Colombia denies exit visa to award winner
BERLIN — The government of Colombia has denied an exit visa to Samuel Morales, one of two winners of Education International’s highest award for defence of human and trade union rights.
Samuel Morales photo: Amnesty International
As a result, Morales cannot travel to Berlin to accept the award being presented July 25 at the global organisation’s 5th World Congress. Meanwhile, his co-winner, Raquel Castro, remains incarcerated in the political prisoners’ wing of the women’s prison in Bogotá.
“Teachers around the world are calling on the government of Colombia to show respect for international law on human and trade union rights by setting Raquel Castro free from prison, and allowing her and Samuel Morales the right to travel to our Congress and accept in person this award,” said Thulas Nxesi, President of EI.
“In honouring Raquel Castro and Samuel Morales, EI also honours the thousands of other teachers and trade unionists who have paid with their freedom and even with their lives for union principles, social justice and quality education for every Colombian child,” Nxesi added.
In an email to colleagues and fellow human rights defenders, Morales said he and Castro wanted to share the award with them.
“This prize represents the sacrifice and strength of so many men and women who have given their lives and their teaching to the defence of fundamental rights. It is also a recognition of all those who have taught us and guided us in this difficult work,” Morales wrote.

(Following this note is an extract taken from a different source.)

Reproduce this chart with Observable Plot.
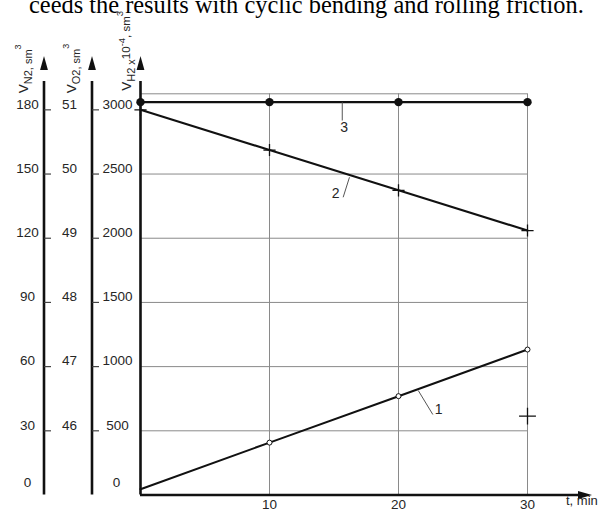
<!DOCTYPE html>
<html><head><meta charset="utf-8">
<script src="https://cdn.jsdelivr.net/npm/d3@7"></script>
<script src="https://cdn.jsdelivr.net/npm/@observablehq/plot@0.6"></script>
<style>
body{margin:0;background:#fff;}
#head{position:relative;height:20px;overflow:hidden;width:600px;}
#head span{position:absolute;left:29px;top:-7px;font:24.4px/24px "Liberation Serif","Times New Roman",serif;white-space:nowrap;color:#000;}
#chart svg{display:block;}
</style></head><body>
<div id="head"><span>ceeds the results with cyclic bending and rolling friction.</span></div>
<div id="chart"></div>
<script>
// ---- data ----
const tMin = [0, 10, 20, 30];
const curve1H2 = [45, 408, 770, 1133];
const curve2H2 = [3000, 2687, 2373, 2060];
const curve3H2 = [3060, 3060, 3060, 3060];
const extraT = [30];
const extraH2 = [614];
const h2Ticks = [0, 500, 1000, 1500, 2000, 2500, 3000];
const n2TickLabels = ["0", "30", "60", "90", "120", "150", "180"];
const o2TickLabels = ["", "46", "47", "48", "49", "50", "51"];
const xTickValues = [10, 20, 30];
const curveNames = ["1", "2", "3"];

// ---- layout ----
const W = 600, H = 491;
const ML = 140, MR = 73, MT = 73.3, MB = 16.5;
const xDomain = [0, 30], yDomain = [0, 3125];
const pxPerMin = (W - ML - MR) / (xDomain[1] - xDomain[0]);
const xFromPx = p => (p - ML) / pxPerMin;
const n2AxisX = xFromPx(43.5), o2AxisX = xFromPx(91.5);
const tickLen = 7.5 / pxPerMin;
const axisTop = 3420;       // arrow tip of vertical axes
const xAxisEnd = 35;        // arrow tip of the time axis

const grid = "#8a8a8a", ink = "#111", labelInk = "#262626";
const FONT = '"Liberation Sans", Arial, sans-serif';

const toRows = vals => tMin.map((t, i) => ({t, v: vals[i]}));
const c1 = toRows(curve1H2), c2 = toRows(curve2H2), c3 = toRows(curve3H2);
const extra = extraT.map((t, i) => ({t, v: extraH2[i]}));
const tickRows = h2Ticks.map((v, i) => ({v, n2: n2TickLabels[i], o2: o2TickLabels[i]}));

const arrowUp = {draw(ctx, size){const r = Math.sqrt(size / Math.PI); ctx.moveTo(0, -r); ctx.lineTo(0.56 * r, r); ctx.lineTo(-0.56 * r, r); ctx.closePath();}};
const arrowRight = {draw(ctx, size){const r = Math.sqrt(size / Math.PI); ctx.moveTo(r, 0); ctx.lineTo(-r, 0.56 * r); ctx.lineTo(-r, -0.56 * r); ctx.closePath();}};

// annotation leader lines and labels (curve numbers)
const leaders = [
  {name: curveNames[2], x1: 15.64, y1: 3059, x2: 15.64, y2: 2917, lx: 15.78, ly: 2862},
  {name: curveNames[1], x1: 16.2, y1: 2475, x2: 15.71, y2: 2319, lx: 15.12, ly: 2346},
  {name: curveNames[0], x1: 21.53, y1: 814, x2: 22.66, y2: 627, lx: 23.12, ly: 666}
];

const titles = {
  "§N2": [["V", 0, 13.5], ["N2, sm", 4, 11], ["3", -7, 9]],
  "§O2": [["V", 0, 13.5], ["O2, sm", 4, 11], ["3", -7, 9]],
  "§H2": [["V", 0, 13.5], ["H2 x", 4, 11], ["10", -1, 11.5], ["-4", -6.5, 9.5], [", sm", -1, 11.5], ["3", -8, 9.5]]
};

const yAxes = [
  {x: n2AxisX}, {x: o2AxisX}
];

const plot = Plot.plot({
  width: W, height: H,
  marginLeft: ML, marginRight: MR, marginTop: MT, marginBottom: MB,
  x: {domain: xDomain, axis: null},
  y: {domain: yDomain, axis: null},
  style: {fontFamily: FONT, fontSize: "13.5px", background: "#fff", overflow: "visible"},
  marks: [
    // grid
    Plot.ruleX(xTickValues, {x: d => d, y1: yDomain[0], y2: yDomain[1], stroke: grid, strokeWidth: 1}),
    Plot.ruleY(h2Ticks.filter(v => v > 0 && v < 3000), {y: d => d, x1: xDomain[0], x2: xDomain[1], stroke: grid, strokeWidth: 1}),
    Plot.ruleY([yDomain[1]], {y: d => d, x1: xDomain[0], x2: xDomain[1], stroke: grid, strokeWidth: 1}),
    // auxiliary axes (N2, O2) and main H2 axis
    Plot.ruleX(yAxes, {x: "x", y1: 0, y2: axisTop - 200, stroke: ink, strokeWidth: 2.6}),
    Plot.ruleX([0], {x: d => d, y1: 0, y2: axisTop - 200, stroke: ink, strokeWidth: 2.6}),
    Plot.dot([...yAxes, {x: 0}], {x: "x", y: () => axisTop, symbol: arrowUp, r: 7, dy: 7, fill: ink, stroke: null}),
    Plot.ruleY([0], {y: d => d, x1: 0, x2: xAxisEnd - 1, stroke: ink, strokeWidth: 2.6}),
    Plot.dot([xAxisEnd], {x: d => d, y: () => 0, symbol: arrowRight, r: 7, dx: -7, fill: ink, stroke: null}),
    // auxiliary ticks
    Plot.ruleY(tickRows.filter(d => d.v > 0), {y: "v", x1: () => n2AxisX + 0.05, x2: () => n2AxisX + tickLen, stroke: "#444", strokeWidth: 1.2}),
    Plot.ruleY(tickRows.filter(d => d.v > 0), {y: "v", x1: () => o2AxisX + 0.05, x2: () => o2AxisX + tickLen, stroke: "#444", strokeWidth: 1.2}),
    // tick labels
    Plot.text(tickRows.filter(d => d.v > 0), {x: () => xFromPx(27), y: "v", text: "n2", dy: -5.5, fill: labelInk, textAnchor: "middle"}),
    Plot.text(tickRows.filter(d => d.v > 0), {x: () => xFromPx(69), y: "v", text: "o2", dy: -5.5, fill: labelInk, textAnchor: "middle"}),
    Plot.text(tickRows.filter(d => d.v > 0), {x: () => xFromPx(117), y: "v", text: d => String(d.v), dy: -5.5, fill: labelInk, textAnchor: "middle"}),
    Plot.text(tickRows.filter(d => d.v === 0), {x: () => xFromPx(27), y: "v", text: "n2", dy: -12, fill: labelInk, textAnchor: "middle"}),
    Plot.text(tickRows.filter(d => d.v === 0), {x: () => xFromPx(116), y: "v", text: d => String(d.v), dy: -12, fill: labelInk, textAnchor: "middle"}),
    Plot.text(xTickValues, {x: d => d, y: () => 0, text: d => String(d), dy: 10, fill: labelInk, textAnchor: "middle"}),
    Plot.text(["t, min"], {frameAnchor: "bottom-right", text: d => d, dx: 38.5, dy: 9.5, textAnchor: "start", fill: labelInk, fontSize: 13}),
    // axis titles
    Plot.text(["§N2"], {frameAnchor: "top-left", text: d => d, rotate: -90, textAnchor: "start", lineAnchor: "bottom", dx: -113, dy: -0.5, fill: labelInk}),
    Plot.text(["§O2"], {frameAnchor: "top-left", text: d => d, rotate: -90, textAnchor: "start", lineAnchor: "bottom", dx: -64.5, dy: -0.5, fill: labelInk}),
    Plot.text(["§H2"], {frameAnchor: "top-left", text: d => d, rotate: -90, textAnchor: "start", lineAnchor: "bottom", dx: -9.5, dy: -3, fill: labelInk}),
    // curves
    Plot.line(c1, {x: "t", y: "v", stroke: ink, strokeWidth: 2.1}),
    Plot.line(c2, {x: "t", y: "v", stroke: ink, strokeWidth: 2.1}),
    Plot.line(c3, {x: "t", y: "v", stroke: ink, strokeWidth: 2.3}),
    Plot.dot(c1.filter(d => d.t > 0), {x: "t", y: "v", r: 2.5, fill: "#fff", stroke: ink, strokeWidth: 1}),
    Plot.dot(c2, {x: "t", y: "v", symbol: "plus", r: 4, stroke: ink, strokeWidth: 1.3}),
    Plot.dot(c3, {x: "t", y: "v", r: 4.2, fill: ink, stroke: null}),
    Plot.dot(extra, {x: "t", y: "v", symbol: "plus", r: 5.5, stroke: ink, strokeWidth: 1.3}),
    // curve labels
    Plot.link(leaders, {x1: "x1", y1: "y1", x2: "x2", y2: "y2", stroke: "#555", strokeWidth: 1}),
    Plot.text(leaders, {x: "lx", y: "ly", text: "name", fill: labelInk, fontSize: 14})
  ]
});

// turn the axis title placeholders into sub/superscripted text
d3.select(plot).selectAll("text").each(function() {
  const key = this.textContent;
  const parts = titles[key];
  if (!parts) return;
  const t = d3.select(this);
  t.text(null);
  let level = 0;
  for (const [s, lv, fs] of parts) {
    t.append("tspan").attr("dy", lv - level).attr("font-size", fs).text(s);
    level = lv;
  }
});

document.getElementById("chart").append(plot);
</script>
</body></html>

The two Colombians were nominated for the award by teacher unions from the United Kingdom and Australia in recognition of their tremendous courage and commitment in the face of repression. Colombia remains the most dangerous place in the world to be a trade unionist. The Colombian Human Rights Commission lists 33 teacher trade unionists killed in that country last year alone, and just last month another teacher was murdered.
This month Amnesty International issued a 55-page report entitled Killings, arbitrary detentions and death threats – the reality of trade unionism in Colombia. In it, Amnesty stated that “a coordinated military-paramilitary strategy designed to undermine the work of trade unionists continues to be pursued both through their physical elimination and by seeking to discredit the legitimacy of trade union work.”
Morales and Castro are both teachers and elected officials of the Colombian Trade Union Confederation (CUT) in Arauca, an oil-rich region in north-eastern Colombia where indigenous people and peasants have suffered human rights abuses and have been uprooted from their lands. Their only “crime” has been involvement in a peaceful democratic CUT campaign to protect the environment and safeguard their communities.
The two teachers were captured on 5 August 2004 after a military operation in which they witnessed government soldiers assassinate three other trade union activists. They were convicted of “rebellion” in November 2006, despite serious doubts about the reliability of evidence against them, particularly since neither accused had a lawyer or was even aware their trials had occurred. Morales is appealing the conviction.
Morales was released on 28 April 2007, but Castro remains imprisoned even though she has already served more than the minimum sentence required prior to a conditional release.
“We welcome the release of Samuel Morales, but remain deeply concerned that he and his family are still at high risk of attack by paramilitaries who have previously threatened them. Education International joins Amnesty in calling on the Colombian authorities to ensure the safety of both teachers and their family members,” said Nxesi.